To you then who believe, he is precious; but for those who do not believe, The stone that the builders rejected has become the very head of the corner,” and “A stone that makes them stumble, and a rock that makes them fall.” They stumble because they disobey the word, as they were destined to do. But you are a chosen race, a royal priesthood, a holy nation, God’s own people, in order that you may proclaim the mighty acts of him who called you out of darkness into his marvelous light.

Gospel: John 14:1-12

“Do not let your hearts be troubled. Believe in God, believe also in me. In my Father’s house there are many dwelling places. If it were not so, would I have told you that I go to prepare a place for you? And if I go and prepare a place for you, I will come again and will take you to myself, so that where I am, there you may be also.

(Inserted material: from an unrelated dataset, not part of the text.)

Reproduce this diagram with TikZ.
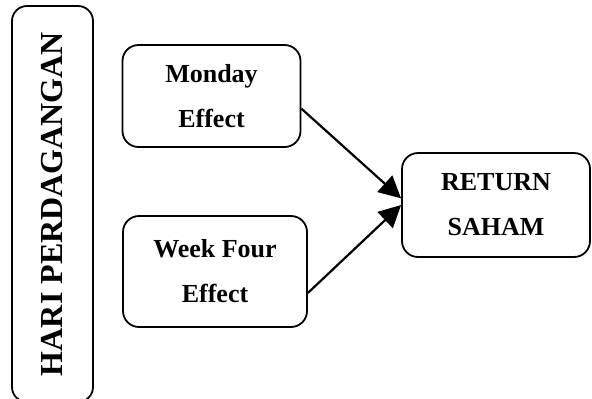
\documentclass[tikz,border=0pt]{standalone}
\usepackage{fontspec}
\setmainfont{Liberation Serif}
\usetikzlibrary{arrows.meta}
\begin{document}
\begin{tikzpicture}[x=0.5pt,y=-0.5pt,
  box/.style={draw,line width=0.9pt,rounded corners=8pt,align=center,inner sep=0pt,
    font=\fontsize{13}{22.5}\selectfont\bfseries},
  link/.style={-{Triangle[length=11pt,width=11pt]},line width=1.1pt}]
\useasboundingbox (0,0) rectangle (592,398);
% tall label on the left
\node[box,rotate=90,minimum width=198pt,minimum height=40.5pt,rounded corners=7.5pt,
  font=\fontsize{16}{19}\selectfont\bfseries] (hari) at (52.5,204) {HARI PERDAGANGAN};

\node[box,minimum width=89pt,minimum height=51pt] (monday) at (211.5,96) {Monday\\Effect};
\node[box,minimum width=92pt,minimum height=55.5pt] (week) at (215,271.5) {Week Four\\Effect};
\node[box,minimum width=94pt,minimum height=52pt] (ret) at (496,205) {RETURN\\SAHAM};

\draw[link] (monday.-8) -- (ret.176);
\draw[link] (week.-13) -- (ret.west);
\end{tikzpicture}
\end{document}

And you know the way to the place where I am going.” Thomas said to him, “Lord, we do not know where you are going. How can we know the way?”

Jesus said to him, “I am the way, and the truth, and the life. No one comes to the Father except through me. If you know me, you will know my Father also. From now on you do know him and have seen him.”

Philip said to him, “Lord, show us the Father, and we will be satisfied.” Jesus said to him, “Have I been with you all this time, Philip, and you still do not know me? Whoever has seen me has seen the Father. How can you say, ‘Show us the Father’? Do you not believe that I am in the Father and the Father is in me? The words that I say to you I do not speak on my own; but the Father who dwells in me does his works. Believe me that I am in the Father and the Father is in me; but if you do not, then believe me because of the works themselves. Very truly, I tell you, the one who believes in me will also do the works that I do and, in fact, will do greater works than these, because I am going to the Father.